As mentioned, “Jury vetting” as such does not exist (well certainly not in England & Wales and I imagine the same applies in Scotland).
In E&W all potential jurors are subject to a “Disclosure and Barring” service check to see if they have any criminal convictions which preclude them from service. Other than that, only in cases involving national security or terrorism are further, more detailed checks undertaken and only then with the permission of the Attorney General.
It’s not at all odd that there were eight women. Juries in Scotland consist of fifteen people and since they are chosen at random, 8:7 is a fairly likely outcome (more likely than 8:4 in E&W). Only a simple majority verdict is needed for the jury’s decision.
“Whatever any of us think about the man, he has been declared innocent of all charges”
“Aren’t you innocent until proven guilty?”
Ah! The delicious and regular argument. :-)
Leaving aside the Scottish “Not Proven” option for a moment, “Innocent until proven guilty” is a legal convention, not a fact. The convention is in place because the prosecution has to prove guilt “beyond reasonable doubt”. Until they do so you are not guilty – legally. That is to say, you have not been found guilty in court. However, if you steal a loaf of bread from a shop but nobody sees you take it, as soon as you do so you are guilty of that offence. No legal niceties alter that. There may be no evidence to prove you did it, but guilty you are nonetheless. But you will remain “Not Guilty” legally because there was no proof you committed the crime. If there is no evidence but some fool in the CPS laid charges nonetheless, you would be found Not Guilty in court. But you’re not innocent. I would therefore respectfully disagree with the Learned Judge whom Corby refers to.
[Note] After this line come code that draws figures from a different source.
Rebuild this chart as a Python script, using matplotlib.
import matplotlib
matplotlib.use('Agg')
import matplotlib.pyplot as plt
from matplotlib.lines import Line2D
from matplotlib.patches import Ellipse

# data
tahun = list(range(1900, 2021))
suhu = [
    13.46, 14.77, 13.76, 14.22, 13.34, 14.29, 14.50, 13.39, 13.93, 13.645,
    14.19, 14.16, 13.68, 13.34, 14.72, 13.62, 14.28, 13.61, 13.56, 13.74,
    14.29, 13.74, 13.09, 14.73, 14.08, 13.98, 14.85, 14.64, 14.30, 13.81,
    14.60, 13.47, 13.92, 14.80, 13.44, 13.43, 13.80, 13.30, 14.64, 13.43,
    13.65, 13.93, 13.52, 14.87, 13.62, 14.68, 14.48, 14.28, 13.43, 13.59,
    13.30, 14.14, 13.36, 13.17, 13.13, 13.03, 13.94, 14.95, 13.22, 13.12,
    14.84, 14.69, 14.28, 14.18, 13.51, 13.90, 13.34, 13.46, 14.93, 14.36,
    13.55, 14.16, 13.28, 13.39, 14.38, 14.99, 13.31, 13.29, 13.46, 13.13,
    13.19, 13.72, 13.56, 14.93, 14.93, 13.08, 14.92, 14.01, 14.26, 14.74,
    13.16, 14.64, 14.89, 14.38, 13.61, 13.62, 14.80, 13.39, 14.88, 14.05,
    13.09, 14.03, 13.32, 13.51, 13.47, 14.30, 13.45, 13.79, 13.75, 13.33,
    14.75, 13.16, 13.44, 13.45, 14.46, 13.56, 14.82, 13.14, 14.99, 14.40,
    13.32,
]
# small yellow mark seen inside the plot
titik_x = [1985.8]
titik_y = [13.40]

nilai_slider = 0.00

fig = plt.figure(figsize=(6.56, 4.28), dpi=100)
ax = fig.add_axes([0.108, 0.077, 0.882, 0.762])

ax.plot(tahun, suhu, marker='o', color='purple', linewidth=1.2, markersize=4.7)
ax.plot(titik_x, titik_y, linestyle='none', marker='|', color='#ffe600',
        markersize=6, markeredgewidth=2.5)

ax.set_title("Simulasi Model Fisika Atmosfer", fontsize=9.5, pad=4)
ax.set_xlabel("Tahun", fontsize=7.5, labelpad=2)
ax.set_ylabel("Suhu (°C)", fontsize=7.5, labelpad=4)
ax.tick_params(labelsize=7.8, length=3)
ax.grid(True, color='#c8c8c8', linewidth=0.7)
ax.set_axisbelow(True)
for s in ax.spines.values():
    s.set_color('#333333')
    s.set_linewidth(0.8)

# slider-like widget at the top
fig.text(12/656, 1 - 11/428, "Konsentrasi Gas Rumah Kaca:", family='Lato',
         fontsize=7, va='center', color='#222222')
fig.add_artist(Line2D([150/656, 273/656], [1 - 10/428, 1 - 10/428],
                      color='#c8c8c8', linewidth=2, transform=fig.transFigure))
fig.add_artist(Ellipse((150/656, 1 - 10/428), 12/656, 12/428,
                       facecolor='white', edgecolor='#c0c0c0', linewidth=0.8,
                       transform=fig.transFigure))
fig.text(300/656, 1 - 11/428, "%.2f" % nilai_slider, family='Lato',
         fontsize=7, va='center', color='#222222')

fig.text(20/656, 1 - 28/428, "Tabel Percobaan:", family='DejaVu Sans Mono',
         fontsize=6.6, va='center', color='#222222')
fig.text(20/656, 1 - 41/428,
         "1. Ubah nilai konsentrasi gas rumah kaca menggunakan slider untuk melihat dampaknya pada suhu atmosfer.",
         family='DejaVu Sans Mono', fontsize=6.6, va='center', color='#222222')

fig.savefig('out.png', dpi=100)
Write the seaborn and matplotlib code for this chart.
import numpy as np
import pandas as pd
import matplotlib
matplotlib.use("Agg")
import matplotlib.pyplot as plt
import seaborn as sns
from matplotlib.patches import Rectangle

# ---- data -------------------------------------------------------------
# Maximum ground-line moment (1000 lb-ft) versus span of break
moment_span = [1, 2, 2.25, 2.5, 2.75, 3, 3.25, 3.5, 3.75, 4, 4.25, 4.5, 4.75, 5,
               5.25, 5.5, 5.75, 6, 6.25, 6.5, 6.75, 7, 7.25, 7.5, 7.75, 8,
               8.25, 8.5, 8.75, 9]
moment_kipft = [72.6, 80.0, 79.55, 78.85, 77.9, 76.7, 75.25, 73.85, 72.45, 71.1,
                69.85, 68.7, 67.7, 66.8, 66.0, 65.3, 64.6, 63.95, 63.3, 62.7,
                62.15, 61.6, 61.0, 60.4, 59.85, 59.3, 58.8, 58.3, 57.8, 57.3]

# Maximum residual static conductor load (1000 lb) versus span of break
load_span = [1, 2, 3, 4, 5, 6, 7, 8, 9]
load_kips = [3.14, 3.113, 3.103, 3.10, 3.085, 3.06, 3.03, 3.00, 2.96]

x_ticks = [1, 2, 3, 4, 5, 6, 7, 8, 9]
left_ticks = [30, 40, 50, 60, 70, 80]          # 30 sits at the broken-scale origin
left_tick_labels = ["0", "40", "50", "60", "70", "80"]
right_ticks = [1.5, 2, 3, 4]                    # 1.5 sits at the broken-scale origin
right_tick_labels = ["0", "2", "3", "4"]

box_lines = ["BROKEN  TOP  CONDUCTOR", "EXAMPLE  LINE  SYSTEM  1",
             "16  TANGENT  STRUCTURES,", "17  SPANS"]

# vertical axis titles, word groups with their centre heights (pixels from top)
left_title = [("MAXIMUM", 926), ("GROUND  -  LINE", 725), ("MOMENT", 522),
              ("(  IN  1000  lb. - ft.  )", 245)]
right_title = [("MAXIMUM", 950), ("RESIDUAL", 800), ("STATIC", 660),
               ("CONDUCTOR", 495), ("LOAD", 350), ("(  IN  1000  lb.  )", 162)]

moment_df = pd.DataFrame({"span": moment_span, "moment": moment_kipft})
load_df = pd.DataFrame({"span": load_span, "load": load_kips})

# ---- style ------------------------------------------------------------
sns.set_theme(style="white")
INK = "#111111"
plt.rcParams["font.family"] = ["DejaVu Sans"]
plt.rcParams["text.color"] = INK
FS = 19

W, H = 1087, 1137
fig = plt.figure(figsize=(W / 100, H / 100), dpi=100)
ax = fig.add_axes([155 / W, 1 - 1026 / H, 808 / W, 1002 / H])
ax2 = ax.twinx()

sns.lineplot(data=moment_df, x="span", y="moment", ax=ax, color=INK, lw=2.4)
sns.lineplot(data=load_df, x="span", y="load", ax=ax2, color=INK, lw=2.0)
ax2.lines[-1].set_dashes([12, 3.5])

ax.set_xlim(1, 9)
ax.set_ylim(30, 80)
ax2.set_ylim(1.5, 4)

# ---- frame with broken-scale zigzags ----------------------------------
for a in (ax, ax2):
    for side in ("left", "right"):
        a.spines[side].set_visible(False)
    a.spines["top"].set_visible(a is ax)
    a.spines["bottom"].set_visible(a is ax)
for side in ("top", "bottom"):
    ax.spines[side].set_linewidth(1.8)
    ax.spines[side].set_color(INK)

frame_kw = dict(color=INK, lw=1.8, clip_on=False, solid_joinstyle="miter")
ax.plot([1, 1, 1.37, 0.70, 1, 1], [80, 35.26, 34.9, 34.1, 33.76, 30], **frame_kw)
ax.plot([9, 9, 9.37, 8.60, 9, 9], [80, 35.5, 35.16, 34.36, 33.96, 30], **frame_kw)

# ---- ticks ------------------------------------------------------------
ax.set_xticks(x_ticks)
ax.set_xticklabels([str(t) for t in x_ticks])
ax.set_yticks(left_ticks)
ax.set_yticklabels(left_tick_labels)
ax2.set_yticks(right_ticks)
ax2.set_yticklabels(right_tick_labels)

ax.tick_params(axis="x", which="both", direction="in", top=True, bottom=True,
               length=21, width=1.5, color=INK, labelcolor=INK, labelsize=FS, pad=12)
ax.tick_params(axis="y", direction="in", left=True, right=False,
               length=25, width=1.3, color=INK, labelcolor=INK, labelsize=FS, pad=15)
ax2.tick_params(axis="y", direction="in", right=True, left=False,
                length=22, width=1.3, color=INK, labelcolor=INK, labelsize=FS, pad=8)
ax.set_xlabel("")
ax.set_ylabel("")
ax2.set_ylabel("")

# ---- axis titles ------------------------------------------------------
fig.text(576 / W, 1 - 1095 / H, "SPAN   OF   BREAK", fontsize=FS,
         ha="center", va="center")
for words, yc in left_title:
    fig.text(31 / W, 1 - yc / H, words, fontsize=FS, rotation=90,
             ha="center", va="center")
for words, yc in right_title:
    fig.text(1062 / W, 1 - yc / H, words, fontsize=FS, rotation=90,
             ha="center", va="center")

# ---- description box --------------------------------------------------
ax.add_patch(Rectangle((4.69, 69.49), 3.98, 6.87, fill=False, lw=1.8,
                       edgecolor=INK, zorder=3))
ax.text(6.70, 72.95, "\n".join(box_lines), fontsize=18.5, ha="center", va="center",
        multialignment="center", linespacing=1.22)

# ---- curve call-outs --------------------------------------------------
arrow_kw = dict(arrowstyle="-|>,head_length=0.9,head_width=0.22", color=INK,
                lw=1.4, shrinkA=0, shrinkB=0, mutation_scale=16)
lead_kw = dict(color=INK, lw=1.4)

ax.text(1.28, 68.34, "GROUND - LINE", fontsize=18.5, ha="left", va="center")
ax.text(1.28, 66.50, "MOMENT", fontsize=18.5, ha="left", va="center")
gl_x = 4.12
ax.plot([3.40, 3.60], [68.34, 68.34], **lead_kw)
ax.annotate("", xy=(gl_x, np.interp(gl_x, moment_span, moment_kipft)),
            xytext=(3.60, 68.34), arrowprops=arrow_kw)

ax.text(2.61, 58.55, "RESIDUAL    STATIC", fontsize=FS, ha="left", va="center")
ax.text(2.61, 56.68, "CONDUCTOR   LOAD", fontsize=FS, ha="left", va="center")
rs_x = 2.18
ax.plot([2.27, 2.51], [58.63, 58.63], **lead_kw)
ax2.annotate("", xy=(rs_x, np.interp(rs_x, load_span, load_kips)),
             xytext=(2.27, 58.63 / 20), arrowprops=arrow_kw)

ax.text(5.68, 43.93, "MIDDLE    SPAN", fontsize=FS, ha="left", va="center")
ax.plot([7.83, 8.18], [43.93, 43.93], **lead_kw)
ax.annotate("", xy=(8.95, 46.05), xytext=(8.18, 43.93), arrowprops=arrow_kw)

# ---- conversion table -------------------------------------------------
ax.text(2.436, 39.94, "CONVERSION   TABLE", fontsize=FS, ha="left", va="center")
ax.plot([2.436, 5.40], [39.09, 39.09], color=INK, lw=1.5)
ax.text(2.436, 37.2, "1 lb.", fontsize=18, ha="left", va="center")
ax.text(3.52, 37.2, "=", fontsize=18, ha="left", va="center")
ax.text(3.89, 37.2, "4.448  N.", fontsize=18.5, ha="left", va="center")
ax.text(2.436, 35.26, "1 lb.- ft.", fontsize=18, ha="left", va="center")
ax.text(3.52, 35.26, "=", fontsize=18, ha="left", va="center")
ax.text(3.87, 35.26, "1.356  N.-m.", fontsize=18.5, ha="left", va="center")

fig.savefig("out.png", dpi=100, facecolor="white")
The “Not Proven” option in Scotland stems from when juries were not asked to make findings of guilt but only of proof. They had two options: “Proven” and “Not Proven”. But juries began to assert their right to find the defendant “Not Guilty” as an alternative form of acquittal. This gradually gained ground but the third option of “Not Proven” was retained. Today that third option is used when the jury is not convinced of a defendant’s innocence but cannot find sufficient proof to find him guilty. There is a considerable difference between Scottish law and English law in that the in Scotland, generally, the testimony of a single witness alone is insufficient. There must be corroboration. So the jury may hear from a single witness whom they believe to be credible and 100% truthful, but without corroboration they cannot convict. That's when the “Not Proven” verdict rears its ugly head.
There have been calls over the last half century or so to scrap the third option. These have come particularly from campaigners for justice in rape and serious sexual assault cases (where very often only one witness – the alleged victim – gives evidence). But up to now those calls have been resisted.